** Start Recorded information **

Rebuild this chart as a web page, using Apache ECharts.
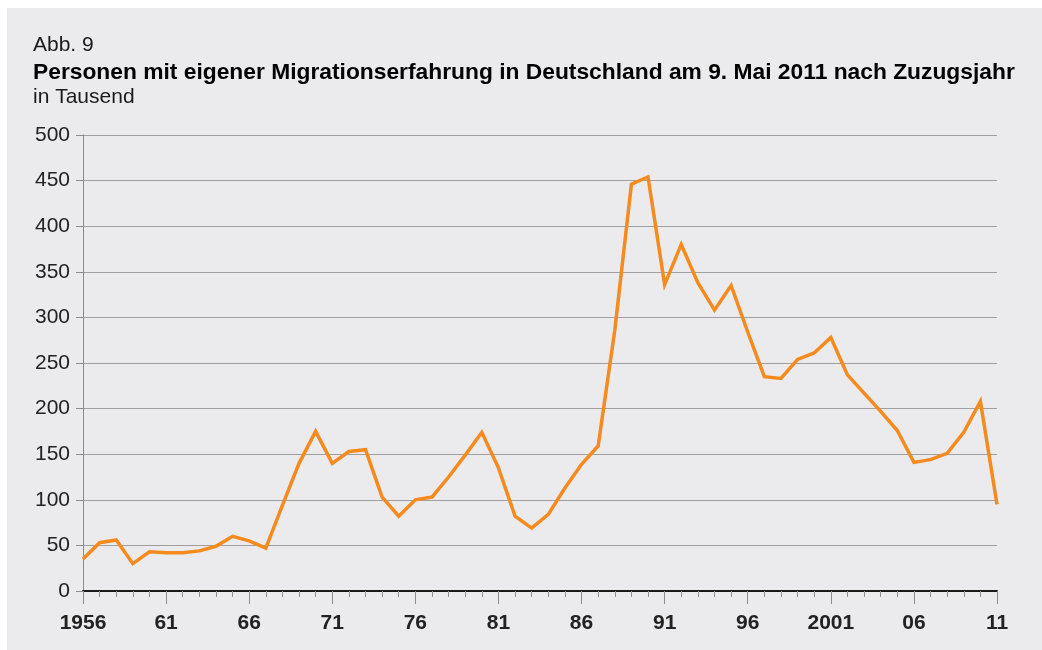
<!DOCTYPE html>
<html lang="de">
<head>
    <meta charset="UTF-8">
    <title>Abb. 9</title>
    <script src="https://cdn.jsdelivr.net/npm/echarts@6/dist/echarts.min.js"></script>
    <style>
        body { margin: 0; background: #ffffff; }
        #box { position: absolute; left: 7px; top: 8px; width: 1035px; height: 642px; background: #ebebed; }
        #main { position: absolute; left: -7px; top: -8px; width: 1042px; height: 650px; }
    </style>
</head>
<body>
<div id="box"><div id="main"></div></div>
<script>
    // Zuzugsjahre 1956 - 2011
    var years = [];
    for (var y = 1956; y <= 2011; y++) years.push(String(y));
    // Beschriftung der Hauptstriche
    var tickLabels = ['1956', '61', '66', '71', '76', '81', '86', '91', '96', '2001', '06', '11'];
    // Personen in Tausend
    var persons = [
        35, 53, 56, 30, 43, 42, 42, 44, 49, 60,
        55, 47, 94, 140, 175, 140, 153, 155, 103, 82,
        100, 103, 125, 149, 174, 135, 82, 69, 84, 113,
        139, 159, 286, 446, 454, 336, 380, 338, 308, 335,
        284, 235, 233, 254, 261, 278, 237, 217, 197, 176,
        141, 144, 151, 174, 208, 95
    ];
    var yTicks = [0, 50, 100, 150, 200, 250, 300, 350, 400, 450, 500];

    var chart = echarts.init(document.getElementById('main'));
    var font = 'Liberation Sans';
    var option = {
        backgroundColor: 'transparent',
        animation: false,
        title: [
            {
                text: 'Abb. 9', left: 33, top: 35, padding: 0,
                textStyle: {fontFamily: font, fontSize: 21, fontWeight: 'normal', color: '#1a1a1a'}
            },
            {
                text: 'Personen mit eigener Migrationserfahrung in Deutschland am 9. Mai 2011 nach Zuzugsjahr',
                left: 33, top: 61, padding: 0,
                textStyle: {fontFamily: font, fontSize: 22.8, fontWeight: 'bold', color: '#000'}
            },
            {
                text: 'in Tausend', left: 33, top: 87, padding: 0,
                textStyle: {fontFamily: font, fontSize: 21, fontWeight: 'normal', color: '#1a1a1a'}
            }
        ],
        grid: {left: 83, right: 45, top: 135, bottom: 59},
        xAxis: [
            {
                type: 'category',
                boundaryGap: false,
                data: years,
                axisLine: {lineStyle: {color: '#1a1a1a', width: 2}},
                axisTick: {interval: 0, length: 6, lineStyle: {color: '#8c8c8c', width: 1}},
                axisLabel: {show: false},
                splitLine: {show: false}
            },
            {
                type: 'category',
                boundaryGap: false,
                position: 'bottom',
                data: years,
                axisLine: {show: false},
                axisTick: {interval: 4, length: 13, lineStyle: {color: '#8c8c8c', width: 1}},
                axisLabel: {
                    interval: 4,
                    margin: 22,
                    fontFamily: font,
                    fontSize: 21,
                    fontWeight: 'bold',
                    color: '#222',
                    formatter: function (v, i) {
                        return tickLabels[i / 5];
                    }
                },
                splitLine: {show: false}
            }
        ],
        yAxis: {
            type: 'value',
            min: yTicks[0],
            max: yTicks[yTicks.length - 1],
            interval: 50,
            axisLine: {show: true, lineStyle: {color: '#8c8c8c', width: 1}},
            axisTick: {show: true, length: 7, lineStyle: {color: '#8c8c8c'}},
            axisLabel: {
                margin: 13,
                fontFamily: font,
                fontSize: 21,
                color: '#222'
            },
            splitLine: {lineStyle: {color: '#9f9f9f', width: 1}}
        },
        series: [
            {
                name: 'Personen',
                type: 'line',
                data: persons,
                symbol: 'none',
                lineStyle: {color: '#f58a1f', width: 3.5, join: 'miter'},
                z: 5
            }
        ]
    };
    chart.setOption(option);
</script>
</body>
</html>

** End Recorded information **

**Stated goal:** Reproduce the data word for word, excluding its pictures.

**Answer below:**
Rebuild this chart as a web page, using Apache ECharts.
<!DOCTYPE html>
<html lang="de">
<head>
    <meta charset="UTF-8">
    <title>Abb. 9</title>
    <script src="https://cdn.jsdelivr.net/npm/echarts@6/dist/echarts.min.js"></script>
    <style>
        body { margin: 0; background: #ffffff; }
        #box { position: absolute; left: 7px; top: 8px; width: 1035px; height: 642px; background: #ebebed; }
        #main { position: absolute; left: -7px; top: -8px; width: 1042px; height: 650px; }
    </style>
</head>
<body>
<div id="box"><div id="main"></div></div>
<script>
    // Zuzugsjahre 1956 - 2011
    var years = [];
    for (var y = 1956; y <= 2011; y++) years.push(String(y));
    // Beschriftung der Hauptstriche
    var tickLabels = ['1956', '61', '66', '71', '76', '81', '86', '91', '96', '2001', '06', '11'];
    // Personen in Tausend
    var persons = [
        35, 53, 56, 30, 43, 42, 42, 44, 49, 60,
        55, 47, 94, 140, 175, 140, 153, 155, 103, 82,
        100, 103, 125, 149, 174, 135, 82, 69, 84, 113,
        139, 159, 286, 446, 454, 336, 380, 338, 308, 335,
        284, 235, 233, 254, 261, 278, 237, 217, 197, 176,
        141, 144, 151, 174, 208, 95
    ];
    var yTicks = [0, 50, 100, 150, 200, 250, 300, 350, 400, 450, 500];

    var chart = echarts.init(document.getElementById('main'));
    var font = 'Liberation Sans';
    var option = {
        backgroundColor: 'transparent',
        animation: false,
        title: [
            {
                text: 'Abb. 9', left: 33, top: 35, padding: 0,
                textStyle: {fontFamily: font, fontSize: 21, fontWeight: 'normal', color: '#1a1a1a'}
            },
            {
                text: 'Personen mit eigener Migrationserfahrung in Deutschland am 9. Mai 2011 nach Zuzugsjahr',
                left: 33, top: 61, padding: 0,
                textStyle: {fontFamily: font, fontSize: 22.8, fontWeight: 'bold', color: '#000'}
            },
            {
                text: 'in Tausend', left: 33, top: 87, padding: 0,
                textStyle: {fontFamily: font, fontSize: 21, fontWeight: 'normal', color: '#1a1a1a'}
            }
        ],
        grid: {left: 83, right: 45, top: 135, bottom: 59},
        xAxis: [
            {
                type: 'category',
                boundaryGap: false,
                data: years,
                axisLine: {lineStyle: {color: '#1a1a1a', width: 2}},
                axisTick: {interval: 0, length: 6, lineStyle: {color: '#8c8c8c', width: 1}},
                axisLabel: {show: false},
                splitLine: {show: false}
            },
            {
                type: 'category',
                boundaryGap: false,
                position: 'bottom',
                data: years,
                axisLine: {show: false},
                axisTick: {interval: 4, length: 13, lineStyle: {color: '#8c8c8c', width: 1}},
                axisLabel: {
                    interval: 4,
                    margin: 22,
                    fontFamily: font,
                    fontSize: 21,
                    fontWeight: 'bold',
                    color: '#222',
                    formatter: function (v, i) {
                        return tickLabels[i / 5];
                    }
                },
                splitLine: {show: false}
            }
        ],
        yAxis: {
            type: 'value',
            min: yTicks[0],
            max: yTicks[yTicks.length - 1],
            interval: 50,
            axisLine: {show: true, lineStyle: {color: '#8c8c8c', width: 1}},
            axisTick: {show: true, length: 7, lineStyle: {color: '#8c8c8c'}},
            axisLabel: {
                margin: 13,
                fontFamily: font,
                fontSize: 21,
                color: '#222'
            },
            splitLine: {lineStyle: {color: '#9f9f9f', width: 1}}
        },
        series: [
            {
                name: 'Personen',
                type: 'line',
                data: persons,
                symbol: 'none',
                lineStyle: {color: '#f58a1f', width: 3.5, join: 'miter'},
                z: 5
            }
        ]
    };
    chart.setOption(option);
</script>
</body>
</html>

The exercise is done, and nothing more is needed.